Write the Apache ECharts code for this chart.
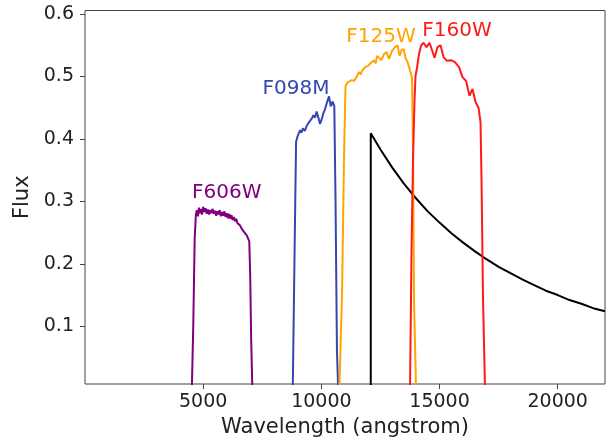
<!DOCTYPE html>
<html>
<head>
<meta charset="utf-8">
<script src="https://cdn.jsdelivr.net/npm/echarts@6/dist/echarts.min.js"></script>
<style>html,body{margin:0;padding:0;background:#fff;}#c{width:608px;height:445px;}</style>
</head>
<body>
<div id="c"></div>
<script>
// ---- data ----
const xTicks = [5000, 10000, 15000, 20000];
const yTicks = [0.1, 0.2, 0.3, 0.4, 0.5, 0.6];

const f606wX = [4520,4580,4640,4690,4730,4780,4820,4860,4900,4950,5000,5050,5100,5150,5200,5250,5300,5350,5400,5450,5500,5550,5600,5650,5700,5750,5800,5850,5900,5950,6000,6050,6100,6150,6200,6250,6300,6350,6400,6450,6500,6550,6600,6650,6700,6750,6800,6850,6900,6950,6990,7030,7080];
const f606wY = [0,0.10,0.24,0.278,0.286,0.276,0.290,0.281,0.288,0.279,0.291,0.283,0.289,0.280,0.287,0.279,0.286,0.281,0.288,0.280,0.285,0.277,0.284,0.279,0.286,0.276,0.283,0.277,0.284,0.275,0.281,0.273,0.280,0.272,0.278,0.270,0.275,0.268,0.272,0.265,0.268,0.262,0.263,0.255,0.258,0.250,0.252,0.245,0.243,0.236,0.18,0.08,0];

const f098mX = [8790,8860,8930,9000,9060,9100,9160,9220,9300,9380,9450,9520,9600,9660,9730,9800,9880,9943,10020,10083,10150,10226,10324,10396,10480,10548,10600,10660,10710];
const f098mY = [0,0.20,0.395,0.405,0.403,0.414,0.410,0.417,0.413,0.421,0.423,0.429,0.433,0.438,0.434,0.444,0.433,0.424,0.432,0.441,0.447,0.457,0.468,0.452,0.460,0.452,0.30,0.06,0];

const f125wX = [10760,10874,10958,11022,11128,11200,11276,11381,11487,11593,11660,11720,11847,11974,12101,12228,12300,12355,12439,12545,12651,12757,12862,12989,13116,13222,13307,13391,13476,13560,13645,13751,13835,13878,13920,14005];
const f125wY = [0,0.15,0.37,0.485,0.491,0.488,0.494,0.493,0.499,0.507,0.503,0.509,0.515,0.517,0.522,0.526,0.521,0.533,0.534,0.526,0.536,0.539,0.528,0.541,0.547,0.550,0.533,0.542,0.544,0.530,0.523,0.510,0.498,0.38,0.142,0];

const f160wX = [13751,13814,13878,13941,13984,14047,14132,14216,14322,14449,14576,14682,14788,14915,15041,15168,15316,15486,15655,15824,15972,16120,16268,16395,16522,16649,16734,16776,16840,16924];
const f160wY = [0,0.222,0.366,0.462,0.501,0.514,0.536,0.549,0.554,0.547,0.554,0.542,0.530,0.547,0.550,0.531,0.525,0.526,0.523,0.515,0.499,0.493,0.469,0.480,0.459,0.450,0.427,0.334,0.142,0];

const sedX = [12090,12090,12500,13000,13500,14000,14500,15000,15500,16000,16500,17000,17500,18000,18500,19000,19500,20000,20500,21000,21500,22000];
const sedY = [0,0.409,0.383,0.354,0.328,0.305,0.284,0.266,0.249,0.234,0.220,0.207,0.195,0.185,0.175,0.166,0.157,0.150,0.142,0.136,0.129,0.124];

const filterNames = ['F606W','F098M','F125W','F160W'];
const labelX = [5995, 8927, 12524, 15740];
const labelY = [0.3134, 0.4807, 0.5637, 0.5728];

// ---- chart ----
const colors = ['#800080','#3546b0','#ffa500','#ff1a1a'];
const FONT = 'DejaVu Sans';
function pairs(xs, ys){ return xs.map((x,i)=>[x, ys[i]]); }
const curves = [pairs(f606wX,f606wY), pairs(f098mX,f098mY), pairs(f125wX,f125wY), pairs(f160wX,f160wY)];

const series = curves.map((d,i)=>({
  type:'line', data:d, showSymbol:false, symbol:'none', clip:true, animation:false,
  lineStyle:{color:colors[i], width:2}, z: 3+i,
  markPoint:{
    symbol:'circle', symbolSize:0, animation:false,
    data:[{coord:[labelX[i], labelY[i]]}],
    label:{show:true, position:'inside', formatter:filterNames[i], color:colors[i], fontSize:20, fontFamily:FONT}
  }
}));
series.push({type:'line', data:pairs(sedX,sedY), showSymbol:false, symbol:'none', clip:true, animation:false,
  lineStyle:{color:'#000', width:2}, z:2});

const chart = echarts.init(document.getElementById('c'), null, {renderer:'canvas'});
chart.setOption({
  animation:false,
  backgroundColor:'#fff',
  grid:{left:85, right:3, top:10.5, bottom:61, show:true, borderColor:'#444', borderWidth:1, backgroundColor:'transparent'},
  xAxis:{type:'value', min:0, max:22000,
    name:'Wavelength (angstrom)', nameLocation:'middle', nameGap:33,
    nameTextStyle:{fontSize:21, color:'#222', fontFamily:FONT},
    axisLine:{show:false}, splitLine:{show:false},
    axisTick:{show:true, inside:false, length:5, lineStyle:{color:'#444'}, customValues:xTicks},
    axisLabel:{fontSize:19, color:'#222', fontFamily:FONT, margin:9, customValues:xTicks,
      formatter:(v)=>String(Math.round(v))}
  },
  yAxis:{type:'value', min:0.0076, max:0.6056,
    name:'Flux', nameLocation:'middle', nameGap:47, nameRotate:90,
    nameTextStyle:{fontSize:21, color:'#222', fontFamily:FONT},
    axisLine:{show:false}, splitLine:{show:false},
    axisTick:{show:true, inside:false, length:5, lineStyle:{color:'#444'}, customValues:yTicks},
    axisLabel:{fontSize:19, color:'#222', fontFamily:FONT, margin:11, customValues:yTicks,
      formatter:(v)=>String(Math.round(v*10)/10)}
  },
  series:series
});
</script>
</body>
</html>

━━━━━━━━━━━━━━━━━━━━

EXERCISE BRIEF:
Copy the whole of the material above exactly, but not its images.

TASK RESULT:
Write the Apache ECharts code for this chart.
<!DOCTYPE html>
<html>
<head>
<meta charset="utf-8">
<script src="https://cdn.jsdelivr.net/npm/echarts@6/dist/echarts.min.js"></script>
<style>html,body{margin:0;padding:0;background:#fff;}#c{width:608px;height:445px;}</style>
</head>
<body>
<div id="c"></div>
<script>
// ---- data ----
const xTicks = [5000, 10000, 15000, 20000];
const yTicks = [0.1, 0.2, 0.3, 0.4, 0.5, 0.6];

const f606wX = [4520,4580,4640,4690,4730,4780,4820,4860,4900,4950,5000,5050,5100,5150,5200,5250,5300,5350,5400,5450,5500,5550,5600,5650,5700,5750,5800,5850,5900,5950,6000,6050,6100,6150,6200,6250,6300,6350,6400,6450,6500,6550,6600,6650,6700,6750,6800,6850,6900,6950,6990,7030,7080];
const f606wY = [0,0.10,0.24,0.278,0.286,0.276,0.290,0.281,0.288,0.279,0.291,0.283,0.289,0.280,0.287,0.279,0.286,0.281,0.288,0.280,0.285,0.277,0.284,0.279,0.286,0.276,0.283,0.277,0.284,0.275,0.281,0.273,0.280,0.272,0.278,0.270,0.275,0.268,0.272,0.265,0.268,0.262,0.263,0.255,0.258,0.250,0.252,0.245,0.243,0.236,0.18,0.08,0];

const f098mX = [8790,8860,8930,9000,9060,9100,9160,9220,9300,9380,9450,9520,9600,9660,9730,9800,9880,9943,10020,10083,10150,10226,10324,10396,10480,10548,10600,10660,10710];
const f098mY = [0,0.20,0.395,0.405,0.403,0.414,0.410,0.417,0.413,0.421,0.423,0.429,0.433,0.438,0.434,0.444,0.433,0.424,0.432,0.441,0.447,0.457,0.468,0.452,0.460,0.452,0.30,0.06,0];

const f125wX = [10760,10874,10958,11022,11128,11200,11276,11381,11487,11593,11660,11720,11847,11974,12101,12228,12300,12355,12439,12545,12651,12757,12862,12989,13116,13222,13307,13391,13476,13560,13645,13751,13835,13878,13920,14005];
const f125wY = [0,0.15,0.37,0.485,0.491,0.488,0.494,0.493,0.499,0.507,0.503,0.509,0.515,0.517,0.522,0.526,0.521,0.533,0.534,0.526,0.536,0.539,0.528,0.541,0.547,0.550,0.533,0.542,0.544,0.530,0.523,0.510,0.498,0.38,0.142,0];

const f160wX = [13751,13814,13878,13941,13984,14047,14132,14216,14322,14449,14576,14682,14788,14915,15041,15168,15316,15486,15655,15824,15972,16120,16268,16395,16522,16649,16734,16776,16840,16924];
const f160wY = [0,0.222,0.366,0.462,0.501,0.514,0.536,0.549,0.554,0.547,0.554,0.542,0.530,0.547,0.550,0.531,0.525,0.526,0.523,0.515,0.499,0.493,0.469,0.480,0.459,0.450,0.427,0.334,0.142,0];

const sedX = [12090,12090,12500,13000,13500,14000,14500,15000,15500,16000,16500,17000,17500,18000,18500,19000,19500,20000,20500,21000,21500,22000];
const sedY = [0,0.409,0.383,0.354,0.328,0.305,0.284,0.266,0.249,0.234,0.220,0.207,0.195,0.185,0.175,0.166,0.157,0.150,0.142,0.136,0.129,0.124];

const filterNames = ['F606W','F098M','F125W','F160W'];
const labelX = [5995, 8927, 12524, 15740];
const labelY = [0.3134, 0.4807, 0.5637, 0.5728];

// ---- chart ----
const colors = ['#800080','#3546b0','#ffa500','#ff1a1a'];
const FONT = 'DejaVu Sans';
function pairs(xs, ys){ return xs.map((x,i)=>[x, ys[i]]); }
const curves = [pairs(f606wX,f606wY), pairs(f098mX,f098mY), pairs(f125wX,f125wY), pairs(f160wX,f160wY)];

const series = curves.map((d,i)=>({
  type:'line', data:d, showSymbol:false, symbol:'none', clip:true, animation:false,
  lineStyle:{color:colors[i], width:2}, z: 3+i,
  markPoint:{
    symbol:'circle', symbolSize:0, animation:false,
    data:[{coord:[labelX[i], labelY[i]]}],
    label:{show:true, position:'inside', formatter:filterNames[i], color:colors[i], fontSize:20, fontFamily:FONT}
  }
}));
series.push({type:'line', data:pairs(sedX,sedY), showSymbol:false, symbol:'none', clip:true, animation:false,
  lineStyle:{color:'#000', width:2}, z:2});

const chart = echarts.init(document.getElementById('c'), null, {renderer:'canvas'});
chart.setOption({
  animation:false,
  backgroundColor:'#fff',
  grid:{left:85, right:3, top:10.5, bottom:61, show:true, borderColor:'#444', borderWidth:1, backgroundColor:'transparent'},
  xAxis:{type:'value', min:0, max:22000,
    name:'Wavelength (angstrom)', nameLocation:'middle', nameGap:33,
    nameTextStyle:{fontSize:21, color:'#222', fontFamily:FONT},
    axisLine:{show:false}, splitLine:{show:false},
    axisTick:{show:true, inside:false, length:5, lineStyle:{color:'#444'}, customValues:xTicks},
    axisLabel:{fontSize:19, color:'#222', fontFamily:FONT, margin:9, customValues:xTicks,
      formatter:(v)=>String(Math.round(v))}
  },
  yAxis:{type:'value', min:0.0076, max:0.6056,
    name:'Flux', nameLocation:'middle', nameGap:47, nameRotate:90,
    nameTextStyle:{fontSize:21, color:'#222', fontFamily:FONT},
    axisLine:{show:false}, splitLine:{show:false},
    axisTick:{show:true, inside:false, length:5, lineStyle:{color:'#444'}, customValues:yTicks},
    axisLabel:{fontSize:19, color:'#222', fontFamily:FONT, margin:11, customValues:yTicks,
      formatter:(v)=>String(Math.round(v*10)/10)}
  },
  series:series
});
</script>
</body>
</html>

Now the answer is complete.